Reproduce the listing word for word. Skip any image.

━━━━━━

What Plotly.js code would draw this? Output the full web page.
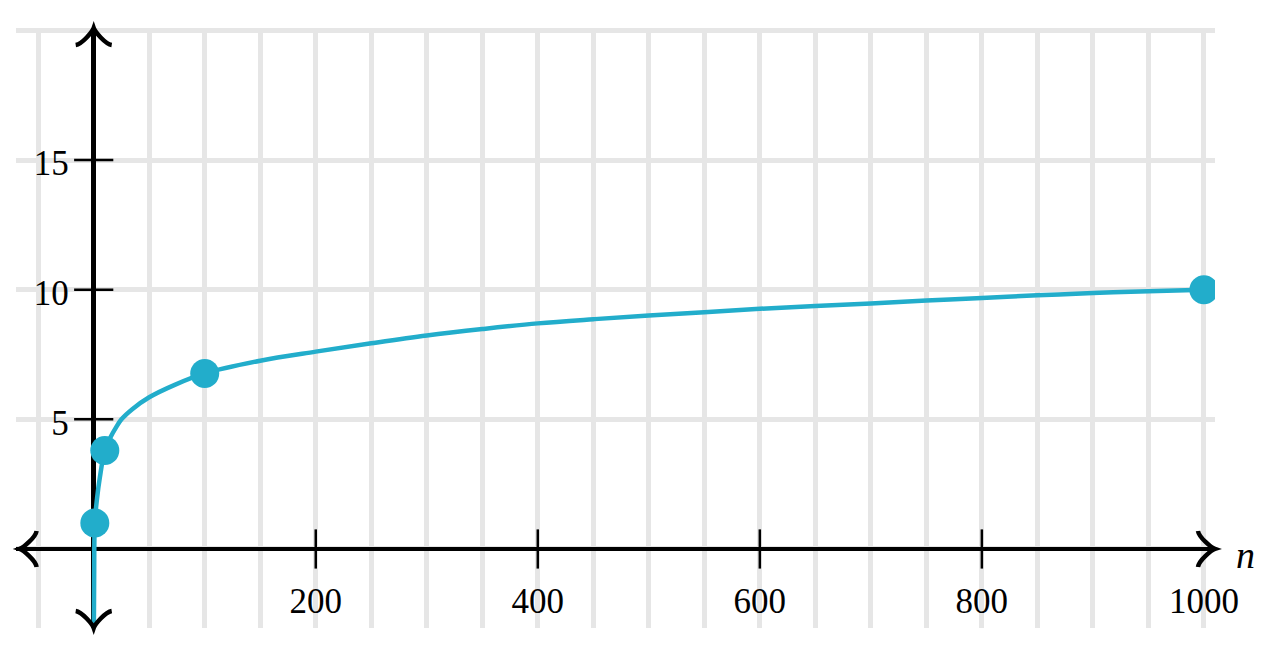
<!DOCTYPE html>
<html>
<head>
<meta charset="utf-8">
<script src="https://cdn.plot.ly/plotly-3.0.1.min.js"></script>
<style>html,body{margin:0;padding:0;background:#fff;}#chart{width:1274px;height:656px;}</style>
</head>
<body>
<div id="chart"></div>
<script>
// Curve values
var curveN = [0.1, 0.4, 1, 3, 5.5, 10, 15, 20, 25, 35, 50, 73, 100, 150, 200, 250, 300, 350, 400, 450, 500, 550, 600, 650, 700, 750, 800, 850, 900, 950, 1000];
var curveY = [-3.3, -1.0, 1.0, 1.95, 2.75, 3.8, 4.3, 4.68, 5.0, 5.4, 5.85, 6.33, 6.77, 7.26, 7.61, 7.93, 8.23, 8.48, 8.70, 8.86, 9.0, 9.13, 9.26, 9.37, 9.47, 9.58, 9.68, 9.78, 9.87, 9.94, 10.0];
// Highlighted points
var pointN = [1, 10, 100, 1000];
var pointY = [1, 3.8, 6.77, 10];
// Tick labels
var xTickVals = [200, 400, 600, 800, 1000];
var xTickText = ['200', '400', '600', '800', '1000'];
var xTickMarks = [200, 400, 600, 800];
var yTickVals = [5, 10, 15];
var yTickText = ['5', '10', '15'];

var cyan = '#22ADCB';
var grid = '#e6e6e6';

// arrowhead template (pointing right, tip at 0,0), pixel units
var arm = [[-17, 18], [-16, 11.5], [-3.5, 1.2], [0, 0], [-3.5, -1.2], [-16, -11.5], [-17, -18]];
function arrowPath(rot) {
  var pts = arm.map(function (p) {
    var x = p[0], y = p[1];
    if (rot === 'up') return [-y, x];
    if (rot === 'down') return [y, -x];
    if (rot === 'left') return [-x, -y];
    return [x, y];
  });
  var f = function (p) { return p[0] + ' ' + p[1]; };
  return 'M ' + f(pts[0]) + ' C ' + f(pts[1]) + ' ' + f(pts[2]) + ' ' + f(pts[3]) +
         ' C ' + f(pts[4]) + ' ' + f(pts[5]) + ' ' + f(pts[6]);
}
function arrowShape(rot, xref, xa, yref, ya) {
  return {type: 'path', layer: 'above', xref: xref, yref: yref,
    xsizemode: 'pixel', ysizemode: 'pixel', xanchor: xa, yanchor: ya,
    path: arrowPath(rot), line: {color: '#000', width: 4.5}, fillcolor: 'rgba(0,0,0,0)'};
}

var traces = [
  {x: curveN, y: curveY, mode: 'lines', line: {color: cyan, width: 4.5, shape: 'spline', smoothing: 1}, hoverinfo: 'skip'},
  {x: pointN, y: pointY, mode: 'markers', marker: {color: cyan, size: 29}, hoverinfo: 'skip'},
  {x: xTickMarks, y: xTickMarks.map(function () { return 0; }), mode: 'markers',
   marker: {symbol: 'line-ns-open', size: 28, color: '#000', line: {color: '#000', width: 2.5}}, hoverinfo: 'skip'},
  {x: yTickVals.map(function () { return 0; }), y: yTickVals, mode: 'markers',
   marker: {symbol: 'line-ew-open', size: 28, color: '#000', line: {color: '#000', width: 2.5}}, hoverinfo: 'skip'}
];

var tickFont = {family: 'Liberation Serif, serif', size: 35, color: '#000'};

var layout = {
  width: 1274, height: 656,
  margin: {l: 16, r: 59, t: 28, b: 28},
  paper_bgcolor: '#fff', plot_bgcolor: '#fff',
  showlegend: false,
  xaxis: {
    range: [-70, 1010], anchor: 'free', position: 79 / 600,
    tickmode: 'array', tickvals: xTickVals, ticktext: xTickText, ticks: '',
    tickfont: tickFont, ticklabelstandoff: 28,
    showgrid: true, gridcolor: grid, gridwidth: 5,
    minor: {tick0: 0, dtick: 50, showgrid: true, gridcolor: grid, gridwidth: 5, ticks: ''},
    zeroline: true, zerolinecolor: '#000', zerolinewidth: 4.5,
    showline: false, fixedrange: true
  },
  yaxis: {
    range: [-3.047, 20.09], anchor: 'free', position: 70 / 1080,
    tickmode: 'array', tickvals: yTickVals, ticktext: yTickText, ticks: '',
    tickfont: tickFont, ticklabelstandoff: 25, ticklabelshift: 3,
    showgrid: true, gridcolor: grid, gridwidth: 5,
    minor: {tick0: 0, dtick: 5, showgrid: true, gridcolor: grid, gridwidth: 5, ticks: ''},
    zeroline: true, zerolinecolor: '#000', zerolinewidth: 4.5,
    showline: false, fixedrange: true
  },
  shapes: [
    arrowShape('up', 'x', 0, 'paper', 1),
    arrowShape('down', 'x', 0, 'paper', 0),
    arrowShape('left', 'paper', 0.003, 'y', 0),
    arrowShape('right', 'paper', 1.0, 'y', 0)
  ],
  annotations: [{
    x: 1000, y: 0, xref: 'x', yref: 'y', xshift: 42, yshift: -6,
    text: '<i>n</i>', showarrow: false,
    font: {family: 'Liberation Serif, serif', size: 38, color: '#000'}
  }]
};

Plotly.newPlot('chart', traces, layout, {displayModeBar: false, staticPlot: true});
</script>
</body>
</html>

━━━━━━

# Result of the task
What Plotly.js code would draw this? Output the full web page.
<!DOCTYPE html>
<html>
<head>
<meta charset="utf-8">
<script src="https://cdn.plot.ly/plotly-3.0.1.min.js"></script>
<style>html,body{margin:0;padding:0;background:#fff;}#chart{width:1274px;height:656px;}</style>
</head>
<body>
<div id="chart"></div>
<script>
// Curve values
var curveN = [0.1, 0.4, 1, 3, 5.5, 10, 15, 20, 25, 35, 50, 73, 100, 150, 200, 250, 300, 350, 400, 450, 500, 550, 600, 650, 700, 750, 800, 850, 900, 950, 1000];
var curveY = [-3.3, -1.0, 1.0, 1.95, 2.75, 3.8, 4.3, 4.68, 5.0, 5.4, 5.85, 6.33, 6.77, 7.26, 7.61, 7.93, 8.23, 8.48, 8.70, 8.86, 9.0, 9.13, 9.26, 9.37, 9.47, 9.58, 9.68, 9.78, 9.87, 9.94, 10.0];
// Highlighted points
var pointN = [1, 10, 100, 1000];
var pointY = [1, 3.8, 6.77, 10];
// Tick labels
var xTickVals = [200, 400, 600, 800, 1000];
var xTickText = ['200', '400', '600', '800', '1000'];
var xTickMarks = [200, 400, 600, 800];
var yTickVals = [5, 10, 15];
var yTickText = ['5', '10', '15'];

var cyan = '#22ADCB';
var grid = '#e6e6e6';

// arrowhead template (pointing right, tip at 0,0), pixel units
var arm = [[-17, 18], [-16, 11.5], [-3.5, 1.2], [0, 0], [-3.5, -1.2], [-16, -11.5], [-17, -18]];
function arrowPath(rot) {
  var pts = arm.map(function (p) {
    var x = p[0], y = p[1];
    if (rot === 'up') return [-y, x];
    if (rot === 'down') return [y, -x];
    if (rot === 'left') return [-x, -y];
    return [x, y];
  });
  var f = function (p) { return p[0] + ' ' + p[1]; };
  return 'M ' + f(pts[0]) + ' C ' + f(pts[1]) + ' ' + f(pts[2]) + ' ' + f(pts[3]) +
         ' C ' + f(pts[4]) + ' ' + f(pts[5]) + ' ' + f(pts[6]);
}
function arrowShape(rot, xref, xa, yref, ya) {
  return {type: 'path', layer: 'above', xref: xref, yref: yref,
    xsizemode: 'pixel', ysizemode: 'pixel', xanchor: xa, yanchor: ya,
    path: arrowPath(rot), line: {color: '#000', width: 4.5}, fillcolor: 'rgba(0,0,0,0)'};
}

var traces = [
  {x: curveN, y: curveY, mode: 'lines', line: {color: cyan, width: 4.5, shape: 'spline', smoothing: 1}, hoverinfo: 'skip'},
  {x: pointN, y: pointY, mode: 'markers', marker: {color: cyan, size: 29}, hoverinfo: 'skip'},
  {x: xTickMarks, y: xTickMarks.map(function () { return 0; }), mode: 'markers',
   marker: {symbol: 'line-ns-open', size: 28, color: '#000', line: {color: '#000', width: 2.5}}, hoverinfo: 'skip'},
  {x: yTickVals.map(function () { return 0; }), y: yTickVals, mode: 'markers',
   marker: {symbol: 'line-ew-open', size: 28, color: '#000', line: {color: '#000', width: 2.5}}, hoverinfo: 'skip'}
];

var tickFont = {family: 'Liberation Serif, serif', size: 35, color: '#000'};

var layout = {
  width: 1274, height: 656,
  margin: {l: 16, r: 59, t: 28, b: 28},
  paper_bgcolor: '#fff', plot_bgcolor: '#fff',
  showlegend: false,
  xaxis: {
    range: [-70, 1010], anchor: 'free', position: 79 / 600,
    tickmode: 'array', tickvals: xTickVals, ticktext: xTickText, ticks: '',
    tickfont: tickFont, ticklabelstandoff: 28,
    showgrid: true, gridcolor: grid, gridwidth: 5,
    minor: {tick0: 0, dtick: 50, showgrid: true, gridcolor: grid, gridwidth: 5, ticks: ''},
    zeroline: true, zerolinecolor: '#000', zerolinewidth: 4.5,
    showline: false, fixedrange: true
  },
  yaxis: {
    range: [-3.047, 20.09], anchor: 'free', position: 70 / 1080,
    tickmode: 'array', tickvals: yTickVals, ticktext: yTickText, ticks: '',
    tickfont: tickFont, ticklabelstandoff: 25, ticklabelshift: 3,
    showgrid: true, gridcolor: grid, gridwidth: 5,
    minor: {tick0: 0, dtick: 5, showgrid: true, gridcolor: grid, gridwidth: 5, ticks: ''},
    zeroline: true, zerolinecolor: '#000', zerolinewidth: 4.5,
    showline: false, fixedrange: true
  },
  shapes: [
    arrowShape('up', 'x', 0, 'paper', 1),
    arrowShape('down', 'x', 0, 'paper', 0),
    arrowShape('left', 'paper', 0.003, 'y', 0),
    arrowShape('right', 'paper', 1.0, 'y', 0)
  ],
  annotations: [{
    x: 1000, y: 0, xref: 'x', yref: 'y', xshift: 42, yshift: -6,
    text: '<i>n</i>', showarrow: false,
    font: {family: 'Liberation Serif, serif', size: 38, color: '#000'}
  }]
};

Plotly.newPlot('chart', traces, layout, {displayModeBar: false, staticPlot: true});
</script>
</body>
</html>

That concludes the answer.